Он на секунду прижимает меня к себе, и мы начинаем последнюю пробежку.
Брендан и Анджела
Я не ожидал увидеть его там. Вышел после дежурства и обнаружил, что отец Анджелы, Эйдан, стоит возле моей машины и внимательно разглядывает ее, проводя нечто вроде визуального техосмотра, и по выражению его лица и по тому, как его пальцы трогают вмятину на дверце, оставшуюся после недоразумения с ограничительным столбиком на стоянке, я понял, что он мысленно уничтожает мой автомобиль. Впрочем, завидев меня, Эйдан тут же расцвел и превратился в само дружелюбие — мол, решил, что неплохо бы пообщаться и поболтать по душам с женихом дочери. Но деликатность не его конек, поэтому, прежде чем я успел вынуть ключи, Эйдан предложил мне новую машину — точнее, одну из своих старых, которую, очевидно, счел более подходящей для будущего зятя. И когда я вежливо отказался, то заподозрил, что мы приблизились к тому моменту в драмах, где озабоченный отец предлагает подонку существенное финансовое вознаграждение за отказ от притворной любви к его дочери и немедленный отъезд. Я покосился на карман его пальто, потому что вообразил, что ему не чужда привычка совать людям на парковках пачки денег в коричневых бумажных пакетах. Ходили слухи о причастности Эйдана к продолжающемуся «Намагейту» [8] , однако у него репутация человека с абсолютно неуязвимыми деловыми интересами.
8
«Намагейт» — политический коррупционный скандал 2013–2015 годов с участием Национального агентства по управлению имуществом (NAMA) и бывшего первого министра Северной Ирландии Питера Робинсона.

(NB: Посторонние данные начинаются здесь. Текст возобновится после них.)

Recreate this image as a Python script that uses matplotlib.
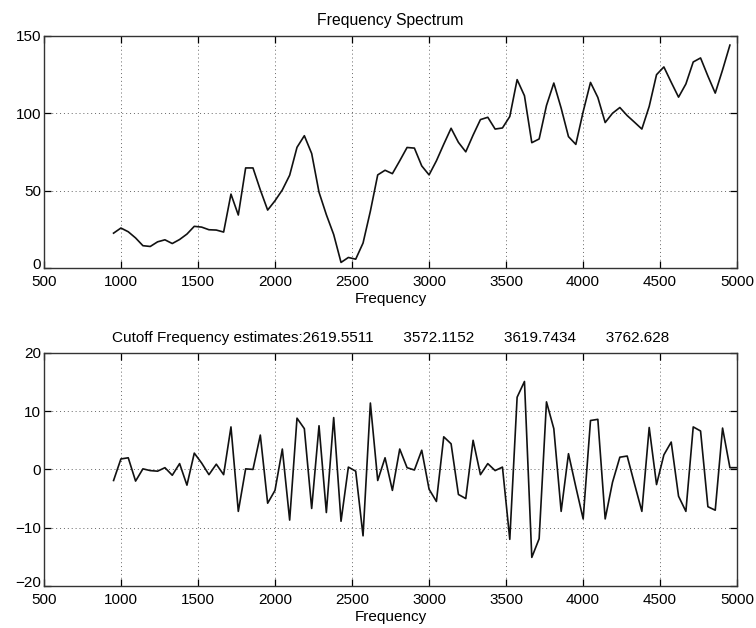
import numpy as np
import matplotlib
matplotlib.use("Agg")
import matplotlib.pyplot as plt
from matplotlib.transforms import ScaledTranslation

# FFT bin width (Hz); bins 20..104 shown in the spectrum
BIN_HZ = 47.62818
SPEC_BINS = np.arange(20, 105)
DIFF_BINS = np.arange(20, 106)

SPECTRUM = [
    22.6, 25.9, 23.5, 19.5, 14.5, 14.0, 17.0, 18.3, 15.9, 18.5,
    22.0, 27.0, 26.5, 24.8, 24.6, 23.3, 47.8, 34.3, 64.7, 64.7,
    50.5, 37.5, 43.5, 50.5, 60.0, 78.0, 85.5, 74.0, 49.0, 34.5,
    21.7, 3.7, 6.9, 5.8, 16.2, 36.8, 60.2, 63.2, 61.0, 69.3,
    77.9, 77.5, 66.0, 60.2, 69.3, 80.0, 90.3, 81.2, 75.1, 85.9,
    95.9, 97.4, 89.8, 90.5, 97.9, 121.7, 111.3, 81.0, 83.4, 105.0,
    119.5, 103.3, 84.9, 79.9, 101.0, 119.9, 110.2, 94.0, 100.0, 103.7,
    98.5, 94.2, 89.8, 104.4, 124.9, 129.9, 120.0, 110.4, 118.9, 133.1,
    135.7, 124.0, 113.0, 128.0, 144.0,
]

DIFF = [
    -1.9, 1.8, 2.0, -2.0, 0.1, -0.2, -0.3, 0.3, -1.0, 1.0,
    -2.7, 2.8, 1.1, -0.9, 0.9, -0.9, 7.3, -7.2, 0.1, 0.0,
    5.9, -5.8, -3.6, 3.5, -8.7, 8.8, 7.0, -6.7, 7.5, -7.4,
    8.9, -8.9, 0.4, -0.3, -11.4, 11.4, -1.9, 2.0, -3.6, 3.5,
    0.3, -0.1, 3.3, -3.4, -5.5, 5.6, 4.4, -4.3, -5.0, 5.0,
    -0.9, 1.0, -0.2, 0.4, -12.0, 12.4, 15.1, -15.1, -11.9, 11.6,
    7.0, -7.2, 2.7, -3.0, -8.5, 8.4, 8.6, -8.5, -2.2, 2.1,
    2.3, -2.5, -7.2, 7.2, -2.6, 2.5, 4.7, -4.6, -7.2, 7.3,
    6.6, -6.4, -7.0, 7.1, 0.3, 0.3,
]

CUTOFFS = ["2619.5511", "3572.1152", "3619.7434", "3762.628"]

plt.rcParams["font.family"] = ["Liberation Sans", "DejaVu Sans"]
plt.rcParams["font.size"] = 11

fig = plt.figure(figsize=(7.56, 6.28), dpi=100)
ax1 = fig.add_axes([0.058, 0.573, 0.917, 0.370])
ax2 = fig.add_axes([0.058, 0.067, 0.917, 0.371])

freq_spec = SPEC_BINS * BIN_HZ
freq_diff = DIFF_BINS * BIN_HZ

ax1.plot(freq_spec, SPECTRUM, color="#111111", lw=1.2)
ax2.plot(freq_diff, DIFF, color="#111111", lw=1.2)

ax1.set_ylim(0, 150)
ax1.set_yticks([0, 50, 100, 150])
ax2.set_ylim(-20, 20)
ax2.set_yticks([-20, -10, 0, 10, 20])

ax1.set_title("Frequency Spectrum", fontsize=11.3, pad=8)
ax2.set_title("Cutoff Frequency estimates:" + "       ".join(CUTOFFS),
              fontsize=11, pad=8)

for ax in (ax1, ax2):
    ax.set_xlim(500, 5000)
    ax.set_xticks(np.arange(500, 5001, 500))
    ax.set_xlabel("Frequency", fontsize=11, labelpad=2)
    ax.grid(True, linestyle=(0, (1, 3)), color="#666666", lw=0.7)
    ax.tick_params(direction="in", top=True, right=True, length=5,
                   width=0.9, labelsize=11)
    ax.tick_params(axis="x", pad=5)
    ax.tick_params(axis="y", pad=2)
    for s in ax.spines.values():
        s.set_linewidth(1.0)
        s.set_color("#333333")

# lift the lowest y label a little so it clears the first x label
for ax in (ax1, ax2):
    lbl = ax.yaxis.get_major_ticks()[0].label1
    lbl.set_transform(lbl.get_transform()
                      + ScaledTranslation(0, 3 / 72, fig.dpi_scale_trans))

fig.savefig("out.png", dpi=100)
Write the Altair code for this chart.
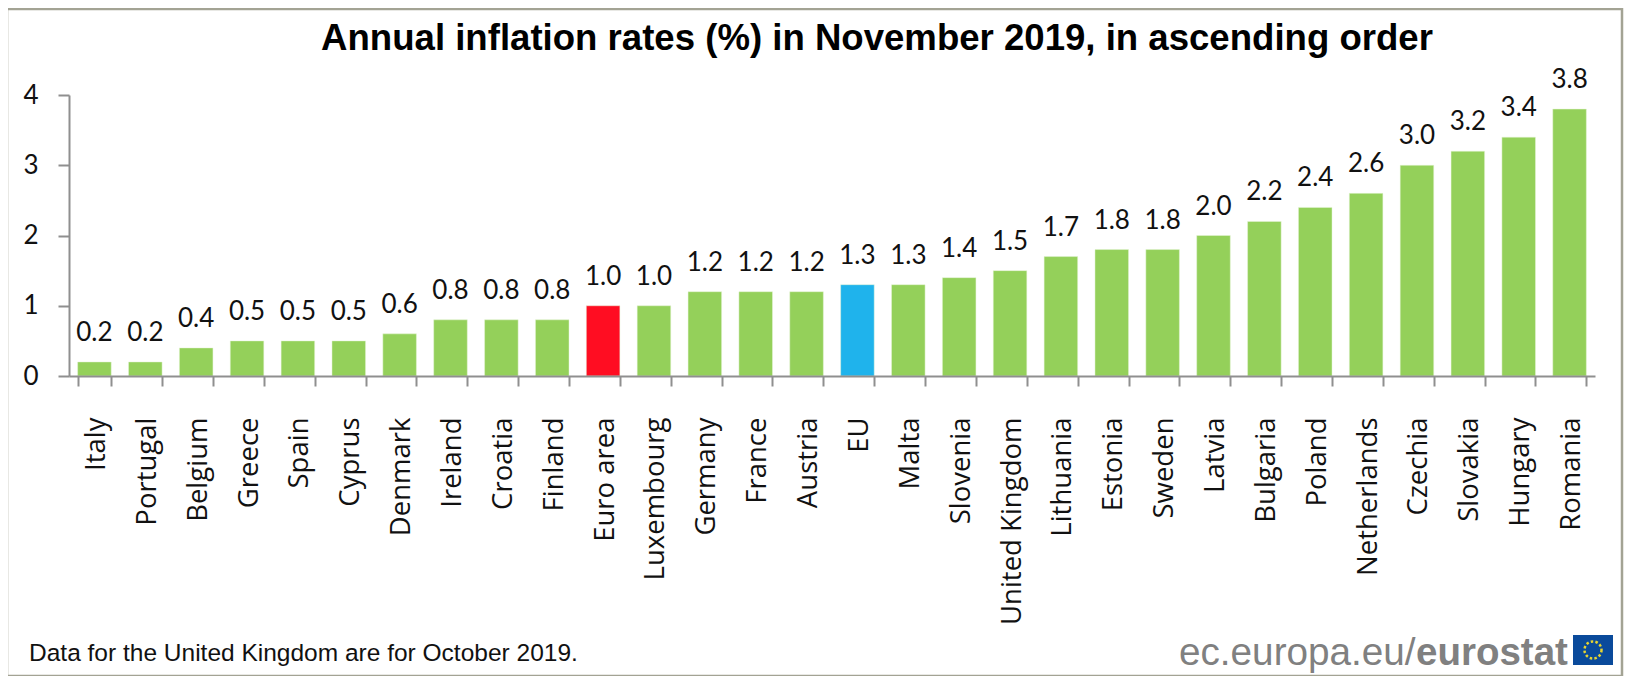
import altair as alt
import pandas as pd

countries = ["Italy", "Portugal", "Belgium", "Greece", "Spain", "Cyprus", "Denmark", "Ireland", "Croatia", "Finland",
             "Euro area", "Luxembourg", "Germany", "France", "Austria", "EU", "Malta", "Slovenia", "United Kingdom",
             "Lithuania", "Estonia", "Sweden", "Latvia", "Bulgaria", "Poland", "Netherlands", "Czechia", "Slovakia",
             "Hungary", "Romania"]
rates = [0.2, 0.2, 0.4, 0.5, 0.5, 0.5, 0.6, 0.8, 0.8, 0.8, 1.0, 1.0, 1.2, 1.2, 1.2, 1.3, 1.3, 1.4, 1.5, 1.7, 1.8, 1.8,
         2.0, 2.2, 2.4, 2.6, 3.0, 3.2, 3.4, 3.8]
groups = ["Euro area" if c == "Euro area" else "EU" if c == "EU" else "Country" for c in countries]

df = pd.DataFrame({"country": countries, "rate": rates, "group": groups})
AXIS = "#8f8f8f"
FONT = "Lato"
one = pd.DataFrame({"a": [0]})

x = alt.X("country:N", sort=countries, title=None,
          scale=alt.Scale(paddingInner=0.34, paddingOuter=0.17),
          axis=alt.Axis(labelAngle=270, labelFont="Open Sans", labelFontSize=27.5, labelColor="#111111", labelPadding=31,
                        labelAlign="right", labelBaseline="middle", labelOffset=2, tickBand="extent", tickSize=10,
                        tickWidth=2, tickColor=AXIS, domainColor=AXIS, domainWidth=2, labelOverlap=False,
                        labelLimit=400, zindex=1))
y = alt.Y("rate:Q", title=None, scale=alt.Scale(domain=[0, 4], nice=False),
          axis=alt.Axis(values=[0, 1, 2, 3, 4], format="d", grid=False, labelFont=FONT, labelFontSize=26,
                        labelColor="#111111", labelPadding=20, tickSize=11, tickWidth=2, tickColor=AXIS,
                        domainColor=AXIS, domainWidth=2, zindex=1))

frame = alt.Chart(one).mark_rect(filled=False, stroke="#a3a394", strokeWidth=2.5).encode(
    x=alt.value(-62), x2=alt.value(1553), y=alt.value(-86), y2=alt.value(581))

bars = alt.Chart(df).mark_bar(stroke="#e6f4d8", strokeWidth=0.5).encode(
    x=x, y=y,
    color=alt.Color("group:N", legend=None,
                    scale=alt.Scale(domain=["Country", "Euro area", "EU"], range=["#94D05A", "#FF0D22", "#1FB3EC"])))

labels = alt.Chart(df).mark_text(font=FONT, fontSize=26, color="#111111", baseline="alphabetic", dy=-21).encode(
    x=alt.X("country:N", sort=countries), y=alt.Y("rate:Q"), text=alt.Text("rate:Q", format=".1f"))


def note(text, px, py, align="left", **kw):
    return alt.Chart(pd.DataFrame({"t": [text]})).mark_text(baseline="alphabetic", align=align, **kw).encode(
        x=alt.value(px), y=alt.value(py), text="t:N")


title = note("Annual inflation rates (%) in November 2019, in ascending order", 808, -45, align="center",
             font="Liberation Sans", fontSize=36.6, fontWeight="bold", color="#000000")
footnote = note("Data for the United Kingdom are for October 2019.", -40, 566,
                font="Liberation Sans", fontSize=24.5, color="#111111")
logo1 = note("ec.europa.eu/", 1110, 570, font="Liberation Sans", fontSize=38.7, color="#808080")
logo2 = note("eurostat", 1347, 570, font="Liberation Sans", fontSize=38.5, fontWeight="bold", color="#808080")
flag = alt.Chart(one).mark_rect(fill="#0A4A9B").encode(
    x=alt.value(1504), x2=alt.value(1544), y=alt.value(540), y2=alt.value(570))
stars = alt.Chart(one).mark_point(shape="circle", filled=False, stroke="#E8D530", strokeWidth=2.5, size=290,
                                  strokeDash=[2.5, 2.2], opacity=1).encode(x=alt.value(1524), y=alt.value(555))

chart = alt.layer(frame, bars, labels, title, footnote, logo1, logo2, flag, stars).resolve_scale(
    x="shared", y="shared"
).properties(
    width=1526, height=281,
    background="white",
    padding={"left": 61, "top": 87, "right": 29, "bottom": 300},
    autosize=alt.AutoSizeParams(type="none"),
).configure_view(stroke=None)

chart.save("out.html", embed_options={"renderer": "svg", "actions": False})
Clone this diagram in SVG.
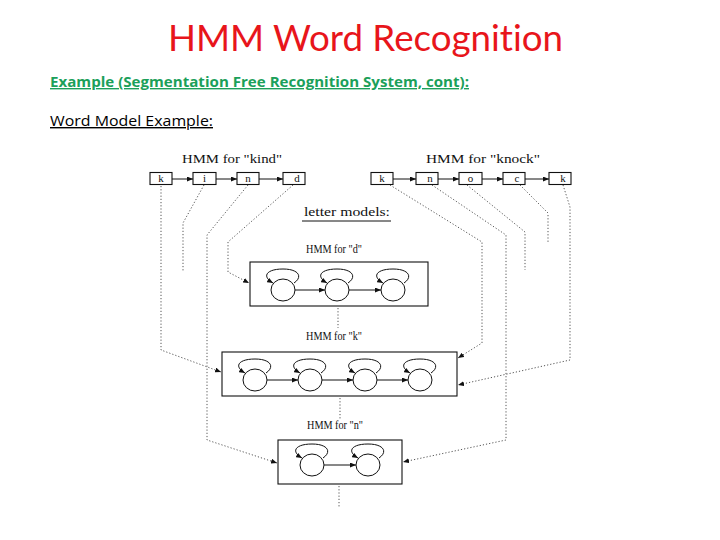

Но если из его кармана и должен был появиться коричневый бумажный пакет, то пока никакие признаки об этом не свидетельствовали; вместо этого Эйдан по-дружески положил мне руку на плечо и пригласил отобедать, заметив, что нам необходимо получше узнать друг друга накануне знаменательного события. Отказаться я не мог, и мы очутились в ресторане в центре города, где его знали по имени, и тотчас позаботились, чтобы мы заняли удобный столик, и подали его обычный напиток прежде, чем он сделал заказ. Небрежно осведомившись о моей работе и наших пробежках, отец Анджелы с увлечением изложил мини-автобиографию, чтобы дать мне понять, что он всего добился сам, начал с нуля и ничем не гнушался, выбиваясь в люди. Мне стало очень неловко, когда Эйдан заявил, что вырос в доме, похожем на тот, в котором до сих пор обитали мои родители, недвусмысленно намекнув, что если бы они тоже ничем не гнушались, то, подобно ему, нажили бы золотые горы.
Я уклончиво кивал и дожидался, когда же на столе появится коричневый бумажный пакет. Это произошло между основным блюдом и десертом, предваряя вопрос Эйдана о том, кем я вижу себя через десять лет; после того, как мне удалось избежать хоть сколько-нибудь осмысленного ответа, отец Анджелы предложил мне работу. У него появилась возможность приобрести определенный портфель городской недвижимости, и он решил, что мы с Анджелой идеально подходим для управления им. Я понятия не имел, что такое управление портфелем недвижимости, и не жаждал это выяснять, но, прежде чем мне было позволено высказаться, мой собеседник настоял, чтобы я должным образом обдумал данное предложение, обсудил его с Анджелой и только после этого явился к нему с готовым ответом.